- **The exercise**: Your task is to quote exactly the run of lines that starts at the line containing "Generate a LaTeX" and ends at the line containing "shunt Resistor\\\wrapind equalization\\2.~Analog", including both.

- **Provided material**:
** begin **

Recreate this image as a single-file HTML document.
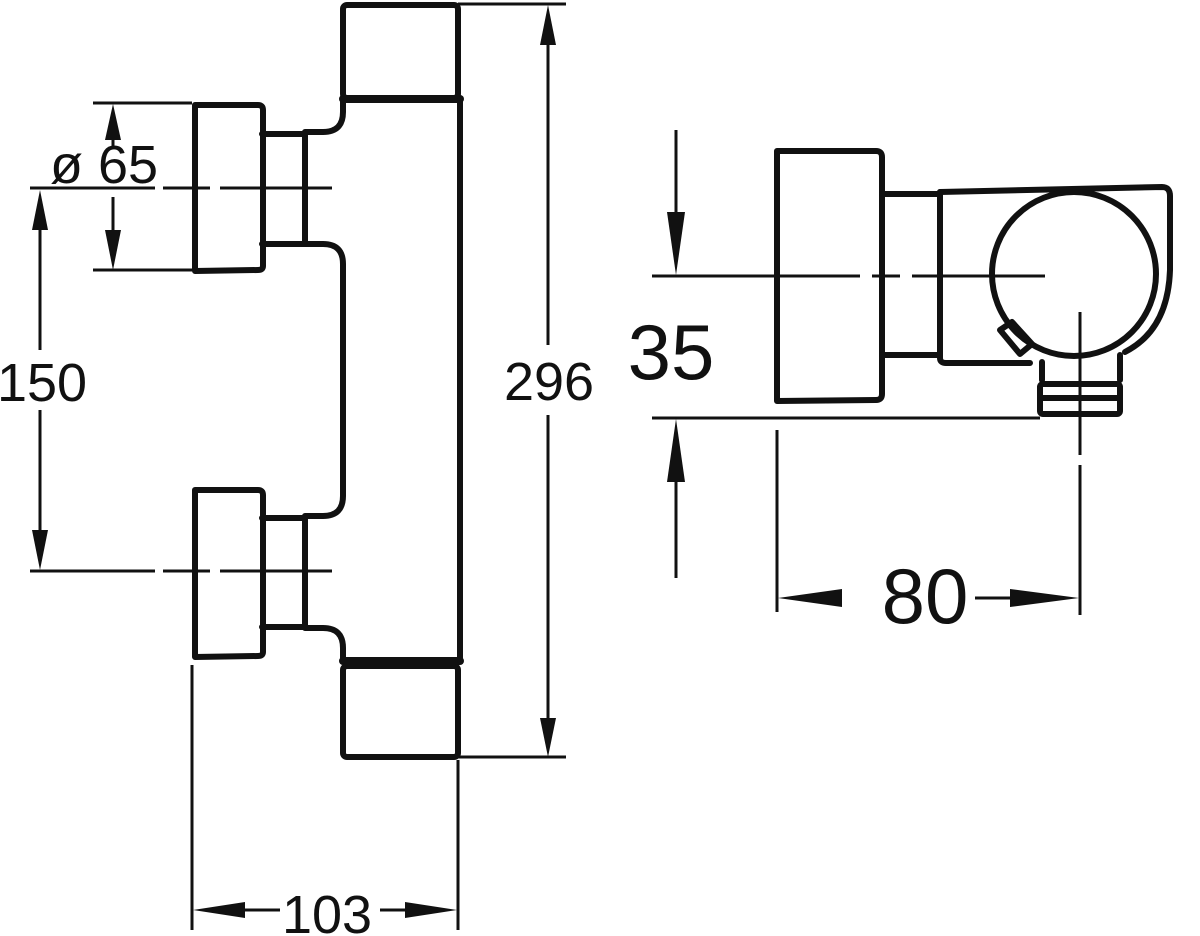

** end **
** begin **

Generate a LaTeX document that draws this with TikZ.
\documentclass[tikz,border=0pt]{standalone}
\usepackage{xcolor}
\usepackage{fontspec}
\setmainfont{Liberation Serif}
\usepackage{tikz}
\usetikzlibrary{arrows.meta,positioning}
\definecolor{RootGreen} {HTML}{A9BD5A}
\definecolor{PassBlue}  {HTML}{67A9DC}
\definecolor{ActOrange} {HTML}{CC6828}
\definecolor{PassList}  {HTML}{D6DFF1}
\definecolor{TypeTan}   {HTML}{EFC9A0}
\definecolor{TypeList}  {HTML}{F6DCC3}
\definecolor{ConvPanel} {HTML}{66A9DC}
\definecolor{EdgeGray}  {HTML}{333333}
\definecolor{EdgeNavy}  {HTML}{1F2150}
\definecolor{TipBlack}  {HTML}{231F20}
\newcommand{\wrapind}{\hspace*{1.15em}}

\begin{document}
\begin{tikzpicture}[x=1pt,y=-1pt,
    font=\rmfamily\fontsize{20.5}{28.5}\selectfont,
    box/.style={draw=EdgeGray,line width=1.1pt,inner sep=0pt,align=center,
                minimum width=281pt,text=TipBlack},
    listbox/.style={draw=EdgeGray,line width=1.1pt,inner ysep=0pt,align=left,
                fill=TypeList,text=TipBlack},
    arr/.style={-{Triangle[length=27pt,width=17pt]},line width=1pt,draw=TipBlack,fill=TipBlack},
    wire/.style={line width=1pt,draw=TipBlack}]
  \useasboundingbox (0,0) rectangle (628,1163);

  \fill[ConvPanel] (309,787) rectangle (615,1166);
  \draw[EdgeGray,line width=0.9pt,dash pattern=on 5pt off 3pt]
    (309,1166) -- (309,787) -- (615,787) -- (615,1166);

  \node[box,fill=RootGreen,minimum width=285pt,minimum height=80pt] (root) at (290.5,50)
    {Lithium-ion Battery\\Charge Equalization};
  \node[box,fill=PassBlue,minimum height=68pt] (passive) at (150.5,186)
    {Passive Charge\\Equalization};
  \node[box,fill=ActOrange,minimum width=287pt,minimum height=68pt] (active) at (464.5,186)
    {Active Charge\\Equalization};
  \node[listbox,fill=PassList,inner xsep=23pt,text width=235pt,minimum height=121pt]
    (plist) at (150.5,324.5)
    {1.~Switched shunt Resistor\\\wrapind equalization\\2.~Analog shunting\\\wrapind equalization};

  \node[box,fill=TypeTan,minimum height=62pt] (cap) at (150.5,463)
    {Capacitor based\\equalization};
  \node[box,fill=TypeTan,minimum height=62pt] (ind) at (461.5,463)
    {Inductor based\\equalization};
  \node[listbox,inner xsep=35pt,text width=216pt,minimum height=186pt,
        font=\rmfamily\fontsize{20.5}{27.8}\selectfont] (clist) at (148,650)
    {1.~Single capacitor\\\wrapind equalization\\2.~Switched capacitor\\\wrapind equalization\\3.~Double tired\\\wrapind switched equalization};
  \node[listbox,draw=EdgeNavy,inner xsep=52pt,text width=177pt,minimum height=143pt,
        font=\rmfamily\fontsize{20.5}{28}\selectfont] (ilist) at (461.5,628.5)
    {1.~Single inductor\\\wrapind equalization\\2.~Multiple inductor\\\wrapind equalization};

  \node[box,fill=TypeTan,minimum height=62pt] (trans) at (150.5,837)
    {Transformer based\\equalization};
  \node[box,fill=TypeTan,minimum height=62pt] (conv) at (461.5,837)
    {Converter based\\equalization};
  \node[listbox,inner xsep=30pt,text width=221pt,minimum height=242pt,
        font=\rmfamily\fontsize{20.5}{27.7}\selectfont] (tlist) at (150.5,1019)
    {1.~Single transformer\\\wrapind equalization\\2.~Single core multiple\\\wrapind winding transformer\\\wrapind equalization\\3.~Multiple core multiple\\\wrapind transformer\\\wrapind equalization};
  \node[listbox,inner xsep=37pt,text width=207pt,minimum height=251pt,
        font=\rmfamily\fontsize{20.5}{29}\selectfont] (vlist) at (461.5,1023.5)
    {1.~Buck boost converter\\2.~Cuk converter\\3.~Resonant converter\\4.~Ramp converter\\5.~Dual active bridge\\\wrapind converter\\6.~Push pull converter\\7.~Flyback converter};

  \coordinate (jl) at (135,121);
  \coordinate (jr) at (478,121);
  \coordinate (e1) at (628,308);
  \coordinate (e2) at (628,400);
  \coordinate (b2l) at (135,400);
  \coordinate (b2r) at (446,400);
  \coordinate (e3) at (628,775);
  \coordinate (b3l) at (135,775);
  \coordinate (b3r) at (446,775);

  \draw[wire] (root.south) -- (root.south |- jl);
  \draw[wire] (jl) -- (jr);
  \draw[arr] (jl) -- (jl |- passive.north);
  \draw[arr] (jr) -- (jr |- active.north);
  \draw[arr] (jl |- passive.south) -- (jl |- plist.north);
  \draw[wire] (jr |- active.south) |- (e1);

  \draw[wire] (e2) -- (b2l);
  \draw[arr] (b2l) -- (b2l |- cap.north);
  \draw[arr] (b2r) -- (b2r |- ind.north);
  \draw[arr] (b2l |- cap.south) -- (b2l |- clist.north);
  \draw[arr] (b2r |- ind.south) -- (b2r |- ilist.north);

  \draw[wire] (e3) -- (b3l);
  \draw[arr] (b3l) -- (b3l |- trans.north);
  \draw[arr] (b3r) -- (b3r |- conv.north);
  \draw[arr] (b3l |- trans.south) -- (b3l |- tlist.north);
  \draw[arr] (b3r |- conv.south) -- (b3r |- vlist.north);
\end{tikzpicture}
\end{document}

** end **

- **Correct answer**:
Generate a LaTeX document that draws this with TikZ.
\documentclass[tikz,border=0pt]{standalone}
\usepackage{xcolor}
\usepackage{fontspec}
\setmainfont{Liberation Serif}
\usepackage{tikz}
\usetikzlibrary{arrows.meta,positioning}
\definecolor{RootGreen} {HTML}{A9BD5A}
\definecolor{PassBlue}  {HTML}{67A9DC}
\definecolor{ActOrange} {HTML}{CC6828}
\definecolor{PassList}  {HTML}{D6DFF1}
\definecolor{TypeTan}   {HTML}{EFC9A0}
\definecolor{TypeList}  {HTML}{F6DCC3}
\definecolor{ConvPanel} {HTML}{66A9DC}
\definecolor{EdgeGray}  {HTML}{333333}
\definecolor{EdgeNavy}  {HTML}{1F2150}
\definecolor{TipBlack}  {HTML}{231F20}
\newcommand{\wrapind}{\hspace*{1.15em}}

\begin{document}
\begin{tikzpicture}[x=1pt,y=-1pt,
    font=\rmfamily\fontsize{20.5}{28.5}\selectfont,
    box/.style={draw=EdgeGray,line width=1.1pt,inner sep=0pt,align=center,
                minimum width=281pt,text=TipBlack},
    listbox/.style={draw=EdgeGray,line width=1.1pt,inner ysep=0pt,align=left,
                fill=TypeList,text=TipBlack},
    arr/.style={-{Triangle[length=27pt,width=17pt]},line width=1pt,draw=TipBlack,fill=TipBlack},
    wire/.style={line width=1pt,draw=TipBlack}]
  \useasboundingbox (0,0) rectangle (628,1163);

  \fill[ConvPanel] (309,787) rectangle (615,1166);
  \draw[EdgeGray,line width=0.9pt,dash pattern=on 5pt off 3pt]
    (309,1166) -- (309,787) -- (615,787) -- (615,1166);

  \node[box,fill=RootGreen,minimum width=285pt,minimum height=80pt] (root) at (290.5,50)
    {Lithium-ion Battery\\Charge Equalization};
  \node[box,fill=PassBlue,minimum height=68pt] (passive) at (150.5,186)
    {Passive Charge\\Equalization};
  \node[box,fill=ActOrange,minimum width=287pt,minimum height=68pt] (active) at (464.5,186)
    {Active Charge\\Equalization};
  \node[listbox,fill=PassList,inner xsep=23pt,text width=235pt,minimum height=121pt]
    (plist) at (150.5,324.5)
    {1.~Switched shunt Resistor\\\wrapind equalization\\2.~Analog shunting\\\wrapind equalization};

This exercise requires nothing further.